The garda went off duty and handed over to another member of a complex organisation. No one took a decision that there was a risk here. I find this surprising, so surprising that I suspect that at least one garda felt there was a serious risk but didn’t feel empowered to take effective action. Easier to avoid individual responsibility within a collective bureaucracy. If this is so, there is a organisational culture issue and this analysis fits with other stories I’ve heard.
I also think it would be good to ‘get real’ about the health system. Everyone knows that mental health is the cinderella of the whole system. We all know there is no after hours service. We know there is no pro-active service looking out for troubled individuals and families. We know that children are in their parents care and that troubled families mean above all vulnerable children. This is a risk we have been prepared to tolerate.

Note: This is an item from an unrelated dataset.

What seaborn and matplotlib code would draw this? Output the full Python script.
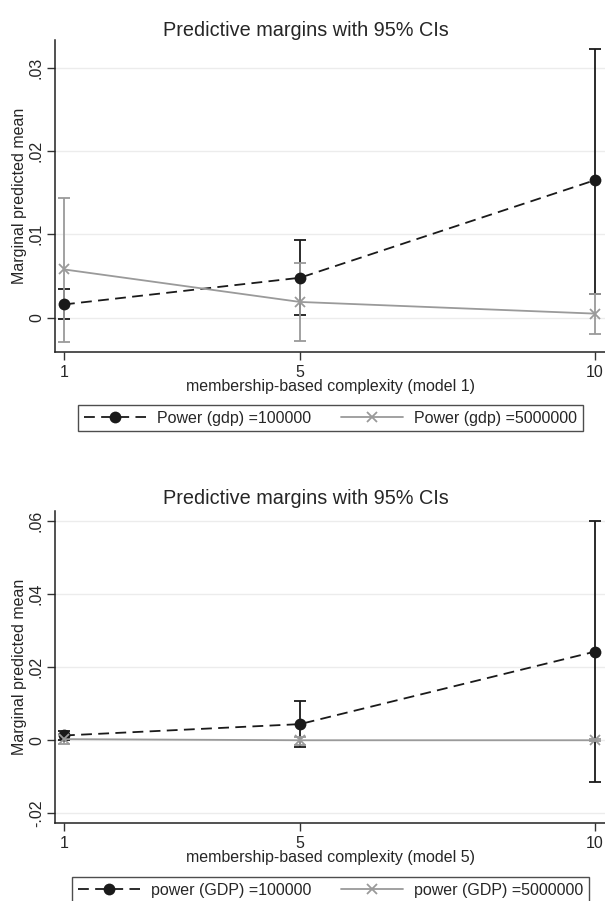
import matplotlib
matplotlib.use('Agg')
import matplotlib.pyplot as plt
import pandas as pd
import seaborn as sns
from matplotlib.ticker import FuncFormatter

# x positions (membership-based complexity)
x_vals = [1, 5, 10]

# model 1 - power (gdp) = 100000
m1_low_margin = [0.0016, 0.0048, 0.0165]
m1_low_ci_lo = [-0.0002, 0.0003, 0.0028]
m1_low_ci_hi = [0.0034, 0.0093, 0.0322]
# model 1 - power (gdp) = 5000000
m1_high_margin = [0.0058, 0.0019, 0.0005]
m1_high_ci_lo = [-0.0029, -0.0028, -0.0019]
m1_high_ci_hi = [0.0144, 0.0066, 0.0029]

# model 5 - power (GDP) = 100000
m5_low_margin = [0.0013, 0.0044, 0.0242]
m5_low_ci_lo = [0.0002, -0.0018, -0.0115]
m5_low_ci_hi = [0.0025, 0.0107, 0.0599]
# model 5 - power (GDP) = 5000000
m5_high_margin = [0.0003, 0.0000, 0.0000]
m5_high_ci_lo = [-0.0011, -0.0014, -0.0003]
m5_high_ci_hi = [0.0017, 0.0008, 0.0003]

m1_labels = ['Power (gdp) =100000', 'Power (gdp) =5000000']
m5_labels = ['power (GDP) =100000', 'power (GDP) =5000000']
m1_yticks = [0, 0.01, 0.02, 0.03]
m5_yticks = [-0.02, 0, 0.02, 0.04, 0.06]

TITLE = 'Predictive margins with 95% CIs'
YLABEL = 'Marginal predicted mean'

BLACK = '#1a1a1a'
GRAY = '#9a9a9a'

sns.set_style('white')
plt.rcParams['font.family'] = ['Liberation Sans', 'DejaVu Sans']


def stata_fmt(v, pos=None):
    if abs(v) < 1e-12:
        return '0'
    s = f'{v:.2f}'
    return s.replace('0.', '.')


def draw_panel(ax, series, labels, yticks, ylim, xlabel):
    colors = [BLACK, GRAY]
    markers = ['o', 'x']
    for (margin, lo, hi), lab, col, mk in zip(series, labels, colors, markers):
        df = pd.DataFrame({'x': x_vals, 'margin': margin})
        # confidence intervals (capped spikes)
        yerr = [[m - l for m, l in zip(margin, lo)], [h - m for m, h in zip(margin, hi)]]
        ax.errorbar(x_vals, margin, yerr=yerr, fmt='none', ecolor=col,
                    elinewidth=1.3, capsize=4, capthick=1.3, zorder=2)
        sns.lineplot(data=df, x='x', y='margin', color=col, marker=mk,
                     markersize=8.5 if mk == 'o' else 7,
                     markeredgewidth=0 if mk == 'o' else 1.3,
                     markeredgecolor=col, linewidth=1.3, label=lab,
                     errorbar=None, ax=ax, zorder=3)
        line = ax.lines[-1]
        if mk == 'o':
            line.set_dashes((6, 3.5))
    if ax.get_legend() is not None:
        ax.get_legend().remove()

    ax.set_xlim(0.848, 10.17)
    ax.set_ylim(*ylim)
    ax.set_xticks(x_vals)
    ax.set_xticklabels([str(v) for v in x_vals])
    ax.set_yticks(yticks)
    ax.yaxis.set_major_formatter(FuncFormatter(stata_fmt))
    ax.grid(axis='y', color='#ececec', linewidth=1)
    ax.grid(axis='x', visible=False)
    ax.tick_params(axis='y', labelrotation=90, length=6, width=1,
                   labelsize=11.5, pad=2, left=True, color='#333333')
    ax.tick_params(axis='x', length=6, width=1, labelsize=11.5, pad=3,
                   bottom=True, color='#333333')
    for lbl in ax.get_yticklabels():
        lbl.set_va('center')
    for s in ['top', 'right']:
        ax.spines[s].set_visible(False)
    for s in ['left', 'bottom']:
        ax.spines[s].set_color('#222222')
        ax.spines[s].set_linewidth(1.1)
    ax.set_xlabel(xlabel, fontsize=11.5)
    ax.set_ylabel(YLABEL, fontsize=11.5)
    ax.xaxis.set_label_coords(0.5, -0.085)
    ax.yaxis.set_label_coords(-0.05, 0.5)


fig = plt.figure(figsize=(6.05, 9.01), dpi=100)
W, H = 605, 901

ax1 = fig.add_axes([55 / W, 1 - 352 / H, 1 - 55 / W, 312 / H])
ax2 = fig.add_axes([55 / W, 1 - 823 / H, 1 - 55 / W, 312 / H])

draw_panel(ax1,
           [(m1_low_margin, m1_low_ci_lo, m1_low_ci_hi),
            (m1_high_margin, m1_high_ci_lo, m1_high_ci_hi)],
           m1_labels, m1_yticks, (-0.0041, 0.0333),
           'membership-based complexity (model 1)')
draw_panel(ax2,
           [(m5_low_margin, m5_low_ci_lo, m5_low_ci_hi),
            (m5_high_margin, m5_high_ci_lo, m5_high_ci_hi)],
           m5_labels, m5_yticks, (-0.0226, 0.0626),
           'membership-based complexity (model 5)')

fig.text(306 / W, 1 - 31 / H, TITLE, ha='center', va='center', fontsize=14.3)
fig.text(306 / W, 1 - 499 / H, TITLE, ha='center', va='center', fontsize=14.3)

for ax, box in [(ax1, (78, 402, 583, 434)), (ax2, (72, 874, 589, 906))]:
    h, l = ax.get_legend_handles_labels()
    x0, y0, x1, y1 = box
    leg = fig.legend(h, l, loc='center', ncol=2, mode='expand',
                     bbox_to_anchor=(x0 / W, 1 - y1 / H, (x1 - x0) / W, (y1 - y0) / H),
                     frameon=True, fancybox=False, fontsize=11.5,
                     handlelength=3.9, borderpad=0.35, numpoints=1,
                     handletextpad=0.7, borderaxespad=0)
    leg.get_frame().set_edgecolor('#222222')
    leg.get_frame().set_linewidth(1.0)

fig.savefig('out.png', dpi=100)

Politicians respond to pressure. They want to be elected. It is because there has been so little pressure on politicians that there is so little service for people with mental health issues and their carers/supporters. The rate of change is so slow that it will be generations before there is a step change in the level of safety for people living with depression. This I believe.
We, the needy voters will have to take much more dramatic action to change the situation than we have ever taken.
But social change is not easy. There are competing demands and politicians and civil servants are the agents that we have to broker overall changes in social priorities.
Anger is healthy. To be understanding in the face of such a disgraceful and tragic event would be less than human. At least there is life where there is indignation and if the majority are casting round looking for a target to stone, this is a sign that there has been violence against a core human value.
Irish systems run by Irish people on behalf of Irish people and their children have failed this time. Will this blow over? I favour an inquiry for fear that this will be replaced by another headline grabber.
I’m sure I haven’t expressed exactly what I wanted to say, but at least I’ve given it a decent shot. Thank you Sarah for being here.